Recommendation From Department Stores Sectors

Kiran Dhawale

This column gives you scrip chosen by the research team during the fortnight that is fundamentally strong and expected to give good capital appreciation over a time period of 1 year

V-Mart Retail 

RETAILING THE GROWTH STORY 

HERE IS WHY Promising order book Diversified business model Growth prospects in the infrastructure sector 

V-Mart Retail Limited is in the business of readymade garments and accessories. It offers products across three verticals, including apparel, general merchandise (nonapparel and Home Mart) and Kirana Bazaar. The company has a huge variety of apparels and accessories for all age groups. V-Mart has based its stores to cater mostly to the under-consumed parts of the country. 

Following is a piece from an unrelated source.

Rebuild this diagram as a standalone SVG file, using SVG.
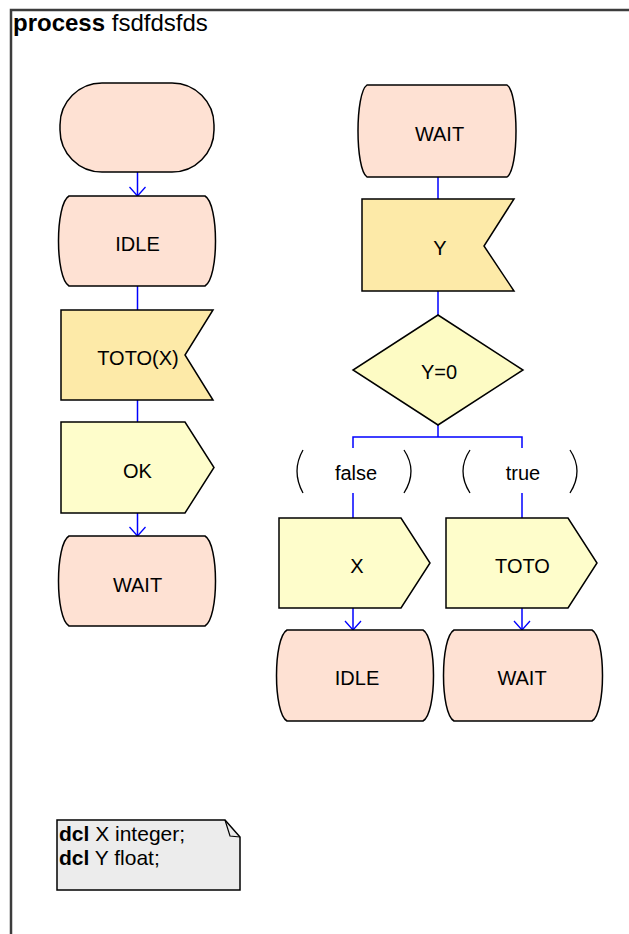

Between FY08-18, the company has expanded its store base from 22 to 171, and despite this, the company has kept a debt-free balance sheet, maintained high operating profitability and a high ROCE. The company has incurred capex through internal accruals and IPO proceeds in 2013. The company is likely to add approximately 30-35 stores each year, which will aid in revenue growth. 

The company has an advantage of geography as the company operates in areas of low rental cost. Rental cost makes up to 50 per cent of expenses of retail companies. Thus, having stores in non-metros has a structural advantage. 

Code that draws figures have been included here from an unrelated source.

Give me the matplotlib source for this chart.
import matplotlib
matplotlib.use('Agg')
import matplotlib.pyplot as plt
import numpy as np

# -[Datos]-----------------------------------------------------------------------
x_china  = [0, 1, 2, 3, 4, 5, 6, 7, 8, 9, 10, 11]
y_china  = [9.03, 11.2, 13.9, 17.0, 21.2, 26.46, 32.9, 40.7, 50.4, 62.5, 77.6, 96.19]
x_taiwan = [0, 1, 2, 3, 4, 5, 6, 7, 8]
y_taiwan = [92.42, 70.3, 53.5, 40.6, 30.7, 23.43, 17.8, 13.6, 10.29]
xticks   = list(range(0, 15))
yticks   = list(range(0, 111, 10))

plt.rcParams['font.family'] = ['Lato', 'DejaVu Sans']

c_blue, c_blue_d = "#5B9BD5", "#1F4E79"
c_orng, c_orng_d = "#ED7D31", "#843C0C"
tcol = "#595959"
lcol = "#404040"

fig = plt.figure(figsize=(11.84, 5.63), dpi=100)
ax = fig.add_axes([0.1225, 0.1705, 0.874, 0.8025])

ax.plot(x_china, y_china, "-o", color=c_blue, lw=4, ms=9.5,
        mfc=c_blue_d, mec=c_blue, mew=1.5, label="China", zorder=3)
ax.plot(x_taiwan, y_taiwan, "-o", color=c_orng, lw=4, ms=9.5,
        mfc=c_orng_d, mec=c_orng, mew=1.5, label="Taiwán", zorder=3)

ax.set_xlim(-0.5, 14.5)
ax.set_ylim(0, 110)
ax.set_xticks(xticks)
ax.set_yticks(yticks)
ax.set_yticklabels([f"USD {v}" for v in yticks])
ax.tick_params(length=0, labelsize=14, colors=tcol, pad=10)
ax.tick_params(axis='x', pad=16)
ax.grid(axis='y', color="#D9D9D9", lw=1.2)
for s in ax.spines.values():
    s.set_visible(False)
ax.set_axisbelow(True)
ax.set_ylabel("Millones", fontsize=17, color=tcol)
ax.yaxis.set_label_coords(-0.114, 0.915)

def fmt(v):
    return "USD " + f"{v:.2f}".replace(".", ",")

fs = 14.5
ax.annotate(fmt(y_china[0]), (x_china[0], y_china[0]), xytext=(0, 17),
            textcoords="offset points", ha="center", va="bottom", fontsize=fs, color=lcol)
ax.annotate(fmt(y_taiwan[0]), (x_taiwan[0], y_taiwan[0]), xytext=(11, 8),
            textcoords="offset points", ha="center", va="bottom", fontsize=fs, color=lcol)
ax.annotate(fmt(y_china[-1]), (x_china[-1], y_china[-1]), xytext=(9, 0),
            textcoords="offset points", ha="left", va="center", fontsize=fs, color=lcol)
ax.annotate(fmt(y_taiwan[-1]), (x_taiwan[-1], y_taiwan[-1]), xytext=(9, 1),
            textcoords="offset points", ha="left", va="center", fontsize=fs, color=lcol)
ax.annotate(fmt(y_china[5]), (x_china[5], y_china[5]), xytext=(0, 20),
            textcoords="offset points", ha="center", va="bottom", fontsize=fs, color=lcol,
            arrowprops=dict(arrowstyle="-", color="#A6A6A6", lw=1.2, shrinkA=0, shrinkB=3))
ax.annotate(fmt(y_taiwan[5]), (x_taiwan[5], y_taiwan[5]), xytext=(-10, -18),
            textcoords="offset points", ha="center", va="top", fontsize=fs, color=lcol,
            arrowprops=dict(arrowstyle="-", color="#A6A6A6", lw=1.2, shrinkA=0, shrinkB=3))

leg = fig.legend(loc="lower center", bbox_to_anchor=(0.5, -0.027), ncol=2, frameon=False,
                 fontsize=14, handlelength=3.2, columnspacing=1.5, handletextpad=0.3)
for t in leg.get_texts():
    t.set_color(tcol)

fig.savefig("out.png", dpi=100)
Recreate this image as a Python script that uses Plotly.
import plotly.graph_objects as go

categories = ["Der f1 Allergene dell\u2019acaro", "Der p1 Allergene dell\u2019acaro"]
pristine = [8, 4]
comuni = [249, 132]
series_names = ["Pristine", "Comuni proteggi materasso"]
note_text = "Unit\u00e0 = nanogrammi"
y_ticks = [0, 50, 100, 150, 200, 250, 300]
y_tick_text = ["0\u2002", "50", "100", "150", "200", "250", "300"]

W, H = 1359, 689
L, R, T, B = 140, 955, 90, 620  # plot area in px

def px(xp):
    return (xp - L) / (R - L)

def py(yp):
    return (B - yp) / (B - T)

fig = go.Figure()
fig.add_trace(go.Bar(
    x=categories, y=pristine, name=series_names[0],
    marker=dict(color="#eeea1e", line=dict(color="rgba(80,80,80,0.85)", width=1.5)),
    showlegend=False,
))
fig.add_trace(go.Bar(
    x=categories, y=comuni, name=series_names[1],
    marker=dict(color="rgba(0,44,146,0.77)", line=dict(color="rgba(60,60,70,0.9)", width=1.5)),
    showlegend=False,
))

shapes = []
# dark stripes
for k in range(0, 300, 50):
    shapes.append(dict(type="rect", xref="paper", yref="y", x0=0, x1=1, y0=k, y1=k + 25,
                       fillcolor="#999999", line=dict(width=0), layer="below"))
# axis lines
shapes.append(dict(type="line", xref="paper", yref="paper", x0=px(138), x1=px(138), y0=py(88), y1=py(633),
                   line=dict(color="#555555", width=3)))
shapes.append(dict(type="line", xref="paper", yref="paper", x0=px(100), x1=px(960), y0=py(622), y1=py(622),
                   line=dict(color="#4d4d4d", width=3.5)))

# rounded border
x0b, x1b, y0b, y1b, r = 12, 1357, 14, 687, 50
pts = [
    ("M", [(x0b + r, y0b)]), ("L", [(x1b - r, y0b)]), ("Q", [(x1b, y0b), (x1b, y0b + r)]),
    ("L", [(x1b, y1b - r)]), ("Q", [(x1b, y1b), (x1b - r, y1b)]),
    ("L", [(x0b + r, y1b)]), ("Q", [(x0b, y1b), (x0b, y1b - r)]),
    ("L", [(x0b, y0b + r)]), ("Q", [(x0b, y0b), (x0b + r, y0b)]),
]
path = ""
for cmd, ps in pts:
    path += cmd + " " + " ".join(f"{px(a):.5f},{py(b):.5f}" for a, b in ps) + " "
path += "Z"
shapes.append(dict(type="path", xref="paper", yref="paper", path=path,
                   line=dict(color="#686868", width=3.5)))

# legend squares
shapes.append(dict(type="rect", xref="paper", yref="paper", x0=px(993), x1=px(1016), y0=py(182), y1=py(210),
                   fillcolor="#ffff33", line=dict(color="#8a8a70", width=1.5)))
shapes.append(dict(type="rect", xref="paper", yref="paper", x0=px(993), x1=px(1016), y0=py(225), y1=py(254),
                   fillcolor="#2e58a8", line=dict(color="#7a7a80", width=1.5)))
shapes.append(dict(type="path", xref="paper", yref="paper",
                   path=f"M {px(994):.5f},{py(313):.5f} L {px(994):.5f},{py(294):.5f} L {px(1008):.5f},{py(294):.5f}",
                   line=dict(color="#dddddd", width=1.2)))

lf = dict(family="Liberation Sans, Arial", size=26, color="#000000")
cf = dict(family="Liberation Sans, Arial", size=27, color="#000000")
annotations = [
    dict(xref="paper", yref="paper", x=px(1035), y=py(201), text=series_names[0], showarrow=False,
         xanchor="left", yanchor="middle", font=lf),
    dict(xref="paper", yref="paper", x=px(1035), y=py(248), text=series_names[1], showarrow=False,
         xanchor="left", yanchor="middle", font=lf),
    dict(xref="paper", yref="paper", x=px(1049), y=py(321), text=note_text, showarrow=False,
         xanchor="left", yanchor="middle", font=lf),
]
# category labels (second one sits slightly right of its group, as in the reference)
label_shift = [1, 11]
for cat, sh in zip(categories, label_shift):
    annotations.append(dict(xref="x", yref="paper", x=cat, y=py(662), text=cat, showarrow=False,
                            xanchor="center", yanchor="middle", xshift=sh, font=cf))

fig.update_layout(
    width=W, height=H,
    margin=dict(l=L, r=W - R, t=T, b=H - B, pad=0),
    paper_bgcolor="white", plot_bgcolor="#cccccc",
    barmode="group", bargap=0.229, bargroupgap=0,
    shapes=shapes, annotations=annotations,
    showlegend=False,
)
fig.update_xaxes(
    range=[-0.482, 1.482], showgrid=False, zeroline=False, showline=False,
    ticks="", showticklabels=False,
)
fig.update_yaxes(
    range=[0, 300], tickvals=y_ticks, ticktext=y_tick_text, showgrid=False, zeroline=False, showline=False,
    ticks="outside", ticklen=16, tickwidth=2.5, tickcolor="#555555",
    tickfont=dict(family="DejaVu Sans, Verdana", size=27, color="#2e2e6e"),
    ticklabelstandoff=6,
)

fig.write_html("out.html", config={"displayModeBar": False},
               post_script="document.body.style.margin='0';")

The company has been quite successful in building customer loyalty by improving the in-store experience, as well as by understanding the regional needs of the people. The cluster-based expansion plan has helped V-Mart enhance its brand visibility. As a new store is set up in the close vicinity of existing stores, residents have a better recall, thereby creating better visibility of the brand. Another advantage of setting up stores in a cluster is that it helps the company understand customer preferences in a better way as demographics change every 100- 150 km. This way, the company can cater to the varied customer preferences and taste. The third advantage of having a cluster-based approach is cost-efficient logistics. 

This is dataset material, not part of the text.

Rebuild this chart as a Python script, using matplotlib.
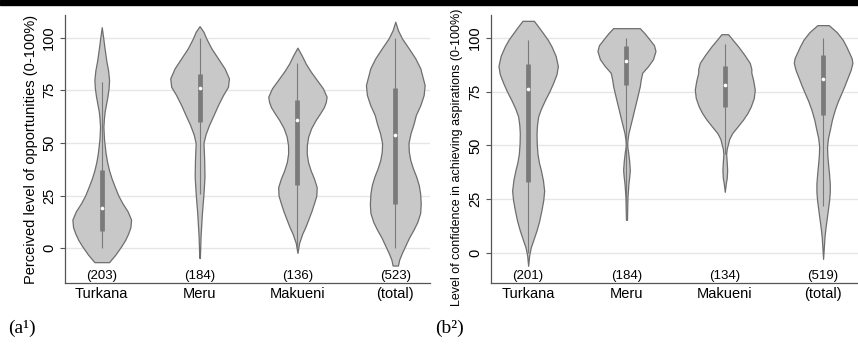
import numpy as np
import matplotlib
matplotlib.use('Agg')
import matplotlib.pyplot as plt
from matplotlib.patches import Rectangle

# Categories
REGIONS = ['Turkana', 'Meru', 'Makueni', '(total)']

# (a) perceived level of opportunities
OPP_COUNTS = [203, 184, 136, 523]
OPP_MEDIAN = [19, 76, 61, 54]
OPP_Q1 = [8, 60, 30, 21]
OPP_Q3 = [37, 83, 70.5, 76]
OPP_LOW = [0, 26, 0, 0]
OPP_HIGH = [79, 100, 88, 100]

# violin outlines: score and half width (% of category spacing)
OPP_TURKANA_Y = [-6.6, -3, 1, 4, 7, 10, 13.6, 17.5, 21.5, 25, 29, 33, 37,
                 41, 45, 52, 57.7, 62, 65, 72, 76, 80, 84.5, 89, 95.6, 100,
                 105]
OPP_TURKANA_W = [7.5, 14, 20, 24, 27, 29.3, 30, 26.5, 21, 17, 13.5, 10.2,
                 7.5, 5.5, 4, 2.3, 1.7, 2.3, 3, 5.8, 7, 7.5, 6.5, 4.7, 2.7,
                 1.5, 0]
OPP_MERU_Y = [-4.6, 5.7, 16.7, 26, 34, 42, 50, 54, 58.5, 63.3, 68, 72.8,
              76.7, 80.7, 85.4, 90.2, 95, 99.7, 102.8, 105.5]
OPP_MERU_W = [0.3, 1, 2.4, 4, 5, 4.7, 4, 6, 9.6, 14.3, 18.8, 24, 29, 30,
              25.6, 18.8, 12, 6.8, 4, 0]
OPP_MAKUENI_Y = [-2.2, 2.5, 7, 10, 13.6, 17.5, 21.5, 25, 29, 33, 37, 41, 45,
                 49, 53, 57, 60.9, 64, 67, 69.5, 72, 76, 80, 84, 87.7, 91.5,
                 95.3]
OPP_MAKUENI_W = [0, 1.7, 5, 8, 11, 14.2, 17, 19.3, 19.7, 17, 13.5, 10.8,
                 9.5, 9.6, 11, 14, 18.6, 23, 27, 29, 29.8, 26, 19.7, 13.5,
                 8.5, 4.5, 0]
OPP_TOTAL_Y = [-8.2, -5.4, -2.5, 1, 5, 8.8, 12.5, 16.7, 21, 26, 30, 34, 38,
               42, 46, 50, 54.5, 59, 63.3, 68, 72.8, 77.5, 85.4, 90.2, 95,
               99.7, 103.6, 107.6]
OPP_TOTAL_W = [2.7, 4, 6.5, 10, 14, 18.6, 22.5, 25.4, 26, 25.4, 24, 21.4,
               18, 15.3, 13.8, 13.5, 15.5, 18.6, 21, 25.6, 29, 30, 25.6,
               20.5, 13.7, 6.8, 2.7, 0]

# (b) confidence in achieving aspirations
ASP_COUNTS = [201, 184, 134, 519]
ASP_MEDIAN = [76, 89, 78, 81]
ASP_Q1 = [33, 78, 68, 64]
ASP_Q3 = [88, 96, 87, 92]
ASP_LOW = [0, 16, 46, 22]
ASP_HIGH = [99, 100, 97, 100]

ASP_TURKANA_Y = [-5.8, -1, 2.8, 6.5, 10.6, 15, 20, 24.5, 29, 34, 38.6, 42,
                 46, 51, 55.7, 59.5, 63.5, 67, 71, 75, 79, 83, 86.8, 91.5,
                 96, 99, 102, 105, 107.8]
ASP_TURKANA_W = [0, 1, 2.7, 5.5, 8.5, 11.2, 13.5, 15.3, 16.3, 15, 12.9, 11,
                 9.5, 8.7, 8.5, 9, 10.2, 13, 17, 21.5, 25.4, 28.8, 30.2, 28,
                 23.7, 20, 15.3, 10.5, 5.8]
ASP_MERU_Y = [15.5, 26, 32.3, 35.5, 38.6, 43, 46.5, 50, 52.5, 55.7, 58.5, 62,
              66, 69.7, 73.5, 77.4, 80.5, 83.7, 86.8, 90, 93.8, 96.5, 99,
              102, 104.4]
ASP_MERU_W = [0.5, 1, 2, 2.8, 3.4, 2.7, 1.8, 0.7, 1, 2, 3.5, 5.4, 7.5, 9.5,
              11.5, 13.5, 14.5, 16, 22, 27, 29.5, 28, 23.7, 18.5, 13.5]
ASP_MAKUENI_Y = [28.5, 32.3, 35, 38.6, 42, 46, 48.5, 51, 53, 55.7, 58.5, 62,
                 65, 68, 72, 75.9, 80, 83.7, 85.5, 88.3, 92, 96, 99, 101.6]
ASP_MAKUENI_W = [0, 1, 2, 2.4, 2, 1.4, 2, 3.4, 4.5, 7.5, 12.5, 18.6, 23,
                 26.4, 29.5, 30.5, 29, 27, 27, 25.4, 20, 13.5, 8, 3.4]
ASP_TOTAL_Y = [-2.6, 2.5, 7.5, 11, 15.2, 20, 24.6, 28.5, 32.3, 37, 41.7,
               45.5, 49.5, 53.5, 57.2, 62, 66.6, 70.5, 74.3, 78, 82, 85,
               88.3, 90.5, 93, 96, 99, 102.5, 105.8]
ASP_TOTAL_W = [0, 0.7, 1.4, 2.2, 3.4, 4.8, 6.1, 6.8, 6.8, 6, 5, 4.3, 4, 5,
               6.8, 9, 11.9, 15, 18.6, 22, 25.4, 28, 29.8, 29, 26.5, 23.5,
               20, 14, 5.8]

YTICKS = [0, 25, 50, 75, 100]

FILL = '#c8c8c8'
EDGE = '#6e6e6e'
BOX = '#7a7a7a'


def make_stats(ys, ws, med, lo, hi):
    '''
    Builds the stats dict that Axes.violin wants from an outline read off
    the picture.
    '''
    return {'coords': np.array(ys, dtype=float),
            'vals': np.array(ws, dtype=float),
            'mean': med, 'median': med, 'min': lo, 'max': hi}


def draw_panel(ax, outlines, counts, med, q1, q3, lo, hi, ylim, ylabel,
               label_size, label_xy):
    '''
    Draws one violin panel with boxes, medians and counts.
    '''
    pos = np.arange(1, len(REGIONS) + 1)
    stats = [make_stats(ys, ws, m, a, b)
             for (ys, ws), m, a, b in zip(outlines, med, lo, hi)]
    widths = [2 * max(ws) / 100 for ys, ws in outlines]

    parts = ax.violin(stats, positions=pos, widths=widths, showmeans=False,
                      showextrema=False, showmedians=False)
    for body in parts['bodies']:
        body.set_facecolor(FILL)
        body.set_edgecolor(EDGE)
        body.set_alpha(1)
        body.set_linewidth(0.9)
        body.set_zorder(2)

    ax.vlines(pos, lo, hi, color=BOX, lw=0.8, zorder=3)
    ax.vlines(pos, q1, q3, color=BOX, lw=3.4, zorder=4, capstyle='butt')
    ax.scatter(pos, med, s=7, color='white', zorder=5, linewidths=0)

    for p, n in zip(pos, counts):
        ax.text(p, 0.004, '({})'.format(n), ha='center', va='bottom',
                fontsize=9.5, transform=ax.get_xaxis_transform())

    ax.set_xlim(0.625, 4.355)
    ax.set_ylim(*ylim)
    ax.set_xticks(pos)
    ax.set_xticklabels(REGIONS, fontsize=10.5)
    ax.set_yticks(YTICKS)
    ax.set_yticklabels([str(t) for t in YTICKS], rotation=90, va='center',
                       fontsize=10.5)
    ax.tick_params(axis='x', length=0, pad=3)
    ax.tick_params(axis='y', length=3.5, width=0.8, color='#555555', pad=3)
    ax.set_ylabel(ylabel, fontsize=label_size)
    ax.yaxis.set_label_coords(*label_xy)

    ax.set_axisbelow(True)
    ax.yaxis.grid(True, color='#e6e6e6', lw=1)
    for side in ['top', 'right']:
        ax.spines[side].set_visible(False)
    for side in ['left', 'bottom']:
        ax.spines[side].set_color('#555555')
        ax.spines[side].set_linewidth(0.9)


def main():
    plt.rcParams['font.family'] = ['Liberation Sans', 'DejaVu Sans']
    fig = plt.figure(figsize=(8.58, 3.45), dpi=100)

    ax1 = fig.add_axes([0.0758, 0.1797, 0.4254, 0.7768])
    ax2 = fig.add_axes([0.5726, 0.1790, 0.4274, 0.7775])

    opp = [(OPP_TURKANA_Y, OPP_TURKANA_W), (OPP_MERU_Y, OPP_MERU_W),
           (OPP_MAKUENI_Y, OPP_MAKUENI_W), (OPP_TOTAL_Y, OPP_TOTAL_W)]
    asp = [(ASP_TURKANA_Y, ASP_TURKANA_W), (ASP_MERU_Y, ASP_MERU_W),
           (ASP_MAKUENI_Y, ASP_MAKUENI_W), (ASP_TOTAL_Y, ASP_TOTAL_W)]

    draw_panel(ax1, opp, OPP_COUNTS, OPP_MEDIAN, OPP_Q1, OPP_Q3, OPP_LOW,
               OPP_HIGH, (-16.5, 110.8),
               'Perceived level of opportunities (0-100%)', 10.5,
               (-0.075, 0.5))
    draw_panel(ax2, asp, ASP_COUNTS, ASP_MEDIAN, ASP_Q1, ASP_Q3, ASP_LOW,
               ASP_HIGH, (-13.9, 110.5),
               'Level of confidence in achieving aspirations (0-100%)', 9,
               (-0.077, 0.47))

    # black rule along the top edge
    fig.add_artist(Rectangle((0, 1 - 5 / 345), 1, 5 / 345, color='black',
                             transform=fig.transFigure))

    fig.text(0.009, 0.049, '(a\u00b9)', family='Liberation Serif',
             fontsize=14, va='center')
    fig.text(0.507, 0.049, '(b\u00b2)', family='Liberation Serif',
             fontsize=14, va='center')

    fig.savefig('out.png', dpi=100)


if __name__ == '__main__':
    main()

In FY15, the company shut down three warehouses and now has only one centralised facility at Bilaspur in Haryana. This decision has helped the company to improve the logistics, reduce order processing and lower close-tooptimal inventory replenishment cost. The company has doubled its warehouse space to 0.22 mn sq ft after centralising its operations. The effects of planning will be seen in the next few years. 

The net sales of the company on a standalone basis grew 14 per cent to Rs 361 crore in Q1FY19 versus Rs 315 crore in the same quarter of the previous year. The PBIDT of the company has witnessed a growth of 16 per cent YoY to Rs 43.21 crore in Q1FY19 as against Rs 37 crore in Q1FY18. The PAT of the company has jumped by about 10 per cent to Rs 24 crore in Q1FY19 as compared with Rs 22 crore in Q1FY18. 

On the valuation front, the company is currently available at PE multiple of 48.34 on its TTM earnings. The company’s return on equity (RoE) stood at 25.27 per cent and its return on capital employed (RoCE) stood at 36.06 per cent. Considering the above factors, we urge our reader-investors to BUY this scrip.